Rectifico ahora y aprovecho para hacerlo. Que conste que me gusta corresponder, y no por costumbre solo, sino por reconocimiento al trabajo bien hecho, al esfuerzo, al mérito. Igual que pedir perdón, ya sea cuando nos equivocamos con un compañero de trabajo o un subordinado, si no hemos actuado con honradez, o cuando de alguna manera le hemos maltratado. Y hay jefes que siempre tienen la razón. Estos son los peores.

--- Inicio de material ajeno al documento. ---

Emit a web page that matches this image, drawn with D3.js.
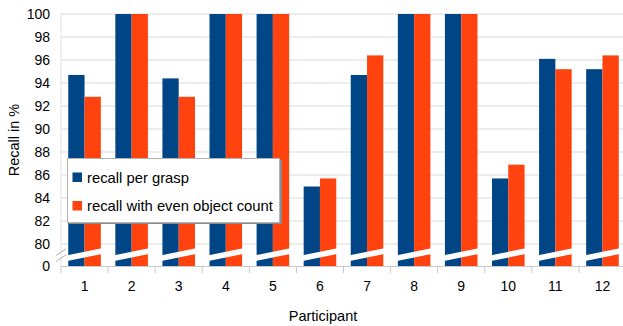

En esta Castilla nuestra estamos poco acostumbrados a los gestos, puede que hasta los consideremos excesivos, probablemente pensemos que sea mejor no recibirlos en demasía y aguantar cuando luego te peguen una puñalada por la espalda, pero llega a parecer que los castellanos no supiéramos reconocer las cosas. Hay hasta dirigentes que se rodean de personas ineptas porque creen que de esta manera no peligra su puesto de trabajo y colegas que no comparten información porque piensan que si solo ellos la conocen tienen el poder y más facilidad para mantener su empleo. Evidentemente, si sus superiores son como ellos, lo tienen fácil, pero sin embargo será muy difícil que ese equipo crezca, genere ideas y trabaje conjuntado. Cada uno irá a lo suyo. Y acabarán desalentados. Cuesta crear equipo porque hay que compartir y sufrir juntos, pero es muy fácil destrozarlo. Y cuesta también reconocer el trabajo del otro, aunque solo sea con una sonrisa. Más cuando el que lo ha hecho ha aportado más de lo que tu llegaste a sugerir, y además es un subordinado.

Y es la ciencia la que nos cuenta, según un estudio publicado por las universidades de Harvard, California y Standford (todas en EE UU) en la revista Proceedings of the National Academy of Sciences (PNAS)  que, a pesar de la percepción común de que los jefes tienen mayores niveles de estrés que sus subordinados, los altos cargos poseen niveles más bajos de cortisol –conocida como la hormona del estrés– y menos ansiedad que sus empleados. Siempre hay excepciones.